• _Provided data_
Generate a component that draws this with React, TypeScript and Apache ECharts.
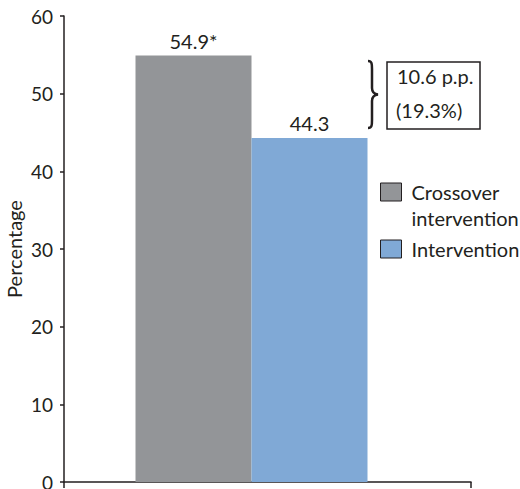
import React, { useEffect, useRef } from "react";
import * as echarts from "echarts";

const categories = [""];
const seriesNames = ["Crossover intervention", "Intervention"];
const values = [54.9, 44.3];
const significance = ["*", ""];
const colors = ["#939598", "#80a9d6"];
const yMin = 0;
const yMax = 60;
const yInterval = 10;
const yAxisName = "Percentage";

const diff = values[0] - values[1];
const diffLabel = diff.toFixed(1) + " p.p.";
const relLabel = "(" + ((diff / values[0]) * 100).toFixed(1) + "%)";

const ink = "#231f20";
const font = "Lato";

const braceD =
  "M0 0 C4 0 4 3 4 8 L4 27 C4 31 6 33 10 33.5 C6 34 4 36 4 40 L4 59 C4 64 4 67 0 67";
echarts.graphic.registerShape("brace", echarts.graphic.extendPath(braceD, {}));

export default function App() {
  const ref = useRef<HTMLDivElement>(null);
  useEffect(() => {
    if (!ref.current) return;
    const chart = echarts.init(ref.current, null, { renderer: "svg" });
    chart.setOption({
      animation: false,
      textStyle: { fontFamily: font, color: ink },
      grid: [
        { left: 64, top: 16, width: 375, height: 466, outerBoundsMode: "none", containLabel: false },
        { left: 64, top: 16, width: 407, height: 466, outerBoundsMode: "none", containLabel: false },
      ],
      xAxis: [
        {
          type: "category",
          gridIndex: 0,
          data: categories,
          axisLine: { show: false },
          axisTick: { show: false },
          axisLabel: { show: false },
        },
        {
          type: "category",
          gridIndex: 1,
          data: categories,
          axisLine: { show: true, lineStyle: { color: ink, width: 1.5 } },
          axisTick: { show: true, length: 6, lineStyle: { color: ink, width: 1.5 } },
          axisLabel: { show: false },
        },
      ],
      yAxis: [
        {
          type: "value",
          gridIndex: 0,
          min: yMin,
          max: yMax,
          interval: yInterval,
          name: yAxisName,
          nameLocation: "middle",
          nameGap: 40,
          nameMoveOverlap: false,
          nameTextStyle: { fontFamily: font, fontSize: 20, color: ink },
          axisLine: { show: true, lineStyle: { color: ink, width: 1.5 } },
          axisTick: { show: true, length: 4, lineStyle: { color: ink, width: 1.5 } },
          axisLabel: { margin: 11, fontFamily: font, fontSize: 19, color: ink },
          splitLine: { show: false },
        },
        {
          type: "value",
          gridIndex: 1,
          min: yMin,
          max: yMax,
          interval: yInterval,
          show: false,
          splitLine: { show: false },
        },
      ],
      legend: {
        orient: "vertical",
        left: 380,
        top: 153,
        padding: 0,
        itemWidth: 21,
        itemHeight: 18,
        itemGap: 5,
        icon: "rect",
        data: seriesNames.map((name) => ({
          name,
          itemStyle: { borderColor: ink, borderWidth: 1 },
        })),
        formatter: (name: string) =>
          name.indexOf(" ") >= 0 ? "\n" + name.replace(" ", "\n") : name,
        textStyle: {
          fontFamily: font,
          fontSize: 20,
          color: ink,
          lineHeight: 26,
          padding: [0, 0, 0, 5],
        },
      },
      series: seriesNames.map((name, i) => ({
        type: "bar",
        name,
        xAxisIndex: 0,
        yAxisIndex: 0,
        barWidth: 116,
        barGap: 0,
        data: [values[i]],
        itemStyle: { color: colors[i] },
        label: {
          show: true,
          position: "top",
          distance: 5,
          fontFamily: font,
          fontSize: 20,
          color: ink,
          formatter: (p: any) => p.value.toFixed(1) + significance[i],
        },
      })),
      graphic: [
        {
          type: "brace",
          x: 368,
          y: 61,
          style: { fill: "none", stroke: ink, lineWidth: 2.5 },
        },
        {
          type: "rect",
          shape: { x: 387, y: 62, width: 93, height: 67 },
          style: { fill: "#fff", stroke: ink, lineWidth: 1.5 },
        },
        {
          type: "text",
          x: 397,
          y: 76,
          style: {
            text: diffLabel,
            fontFamily: font,
            fontSize: 20,
            fill: ink,
            verticalAlign: "middle",
          },
        },
        {
          type: "text",
          x: 396,
          y: 110,
          style: {
            text: relLabel,
            fontFamily: font,
            fontSize: 20,
            fill: ink,
            verticalAlign: "middle",
          },
        },
      ],
    });
    return () => chart.dispose();
  }, []);
  return (
    <div
      ref={ref}
      style={{ position: "absolute", left: 0, top: 0, width: 520, height: 489 }}
    />
  );
}
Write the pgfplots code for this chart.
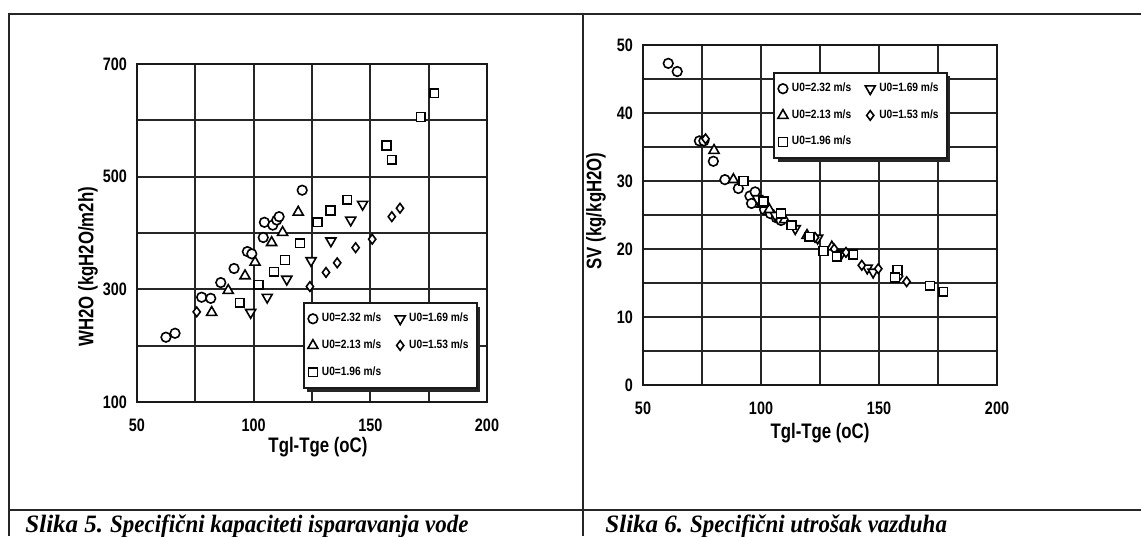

• _What needs to be done_
Pictures are to be left out; repeat all the remaining data exactly.

• _Finished exercise_
Generate a component that draws this with React, TypeScript and Apache ECharts.
import React, { useEffect, useRef } from "react";
import * as echarts from "echarts";

const categories = [""];
const seriesNames = ["Crossover intervention", "Intervention"];
const values = [54.9, 44.3];
const significance = ["*", ""];
const colors = ["#939598", "#80a9d6"];
const yMin = 0;
const yMax = 60;
const yInterval = 10;
const yAxisName = "Percentage";

const diff = values[0] - values[1];
const diffLabel = diff.toFixed(1) + " p.p.";
const relLabel = "(" + ((diff / values[0]) * 100).toFixed(1) + "%)";

const ink = "#231f20";
const font = "Lato";

const braceD =
  "M0 0 C4 0 4 3 4 8 L4 27 C4 31 6 33 10 33.5 C6 34 4 36 4 40 L4 59 C4 64 4 67 0 67";
echarts.graphic.registerShape("brace", echarts.graphic.extendPath(braceD, {}));

export default function App() {
  const ref = useRef<HTMLDivElement>(null);
  useEffect(() => {
    if (!ref.current) return;
    const chart = echarts.init(ref.current, null, { renderer: "svg" });
    chart.setOption({
      animation: false,
      textStyle: { fontFamily: font, color: ink },
      grid: [
        { left: 64, top: 16, width: 375, height: 466, outerBoundsMode: "none", containLabel: false },
        { left: 64, top: 16, width: 407, height: 466, outerBoundsMode: "none", containLabel: false },
      ],
      xAxis: [
        {
          type: "category",
          gridIndex: 0,
          data: categories,
          axisLine: { show: false },
          axisTick: { show: false },
          axisLabel: { show: false },
        },
        {
          type: "category",
          gridIndex: 1,
          data: categories,
          axisLine: { show: true, lineStyle: { color: ink, width: 1.5 } },
          axisTick: { show: true, length: 6, lineStyle: { color: ink, width: 1.5 } },
          axisLabel: { show: false },
        },
      ],
      yAxis: [
        {
          type: "value",
          gridIndex: 0,
          min: yMin,
          max: yMax,
          interval: yInterval,
          name: yAxisName,
          nameLocation: "middle",
          nameGap: 40,
          nameMoveOverlap: false,
          nameTextStyle: { fontFamily: font, fontSize: 20, color: ink },
          axisLine: { show: true, lineStyle: { color: ink, width: 1.5 } },
          axisTick: { show: true, length: 4, lineStyle: { color: ink, width: 1.5 } },
          axisLabel: { margin: 11, fontFamily: font, fontSize: 19, color: ink },
          splitLine: { show: false },
        },
        {
          type: "value",
          gridIndex: 1,
          min: yMin,
          max: yMax,
          interval: yInterval,
          show: false,
          splitLine: { show: false },
        },
      ],
      legend: {
        orient: "vertical",
        left: 380,
        top: 153,
        padding: 0,
        itemWidth: 21,
        itemHeight: 18,
        itemGap: 5,
        icon: "rect",
        data: seriesNames.map((name) => ({
          name,
          itemStyle: { borderColor: ink, borderWidth: 1 },
        })),
        formatter: (name: string) =>
          name.indexOf(" ") >= 0 ? "\n" + name.replace(" ", "\n") : name,
        textStyle: {
          fontFamily: font,
          fontSize: 20,
          color: ink,
          lineHeight: 26,
          padding: [0, 0, 0, 5],
        },
      },
      series: seriesNames.map((name, i) => ({
        type: "bar",
        name,
        xAxisIndex: 0,
        yAxisIndex: 0,
        barWidth: 116,
        barGap: 0,
        data: [values[i]],
        itemStyle: { color: colors[i] },
        label: {
          show: true,
          position: "top",
          distance: 5,
          fontFamily: font,
          fontSize: 20,
          color: ink,
          formatter: (p: any) => p.value.toFixed(1) + significance[i],
        },
      })),
      graphic: [
        {
          type: "brace",
          x: 368,
          y: 61,
          style: { fill: "none", stroke: ink, lineWidth: 2.5 },
        },
        {
          type: "rect",
          shape: { x: 387, y: 62, width: 93, height: 67 },
          style: { fill: "#fff", stroke: ink, lineWidth: 1.5 },
        },
        {
          type: "text",
          x: 397,
          y: 76,
          style: {
            text: diffLabel,
            fontFamily: font,
            fontSize: 20,
            fill: ink,
            verticalAlign: "middle",
          },
        },
        {
          type: "text",
          x: 396,
          y: 110,
          style: {
            text: relLabel,
            fontFamily: font,
            fontSize: 20,
            fill: ink,
            verticalAlign: "middle",
          },
        },
      ],
    });
    return () => chart.dispose();
  }, []);
  return (
    <div
      ref={ref}
      style={{ position: "absolute", left: 0, top: 0, width: 520, height: 489 }}
    />
  );
}
Write the pgfplots code for this chart.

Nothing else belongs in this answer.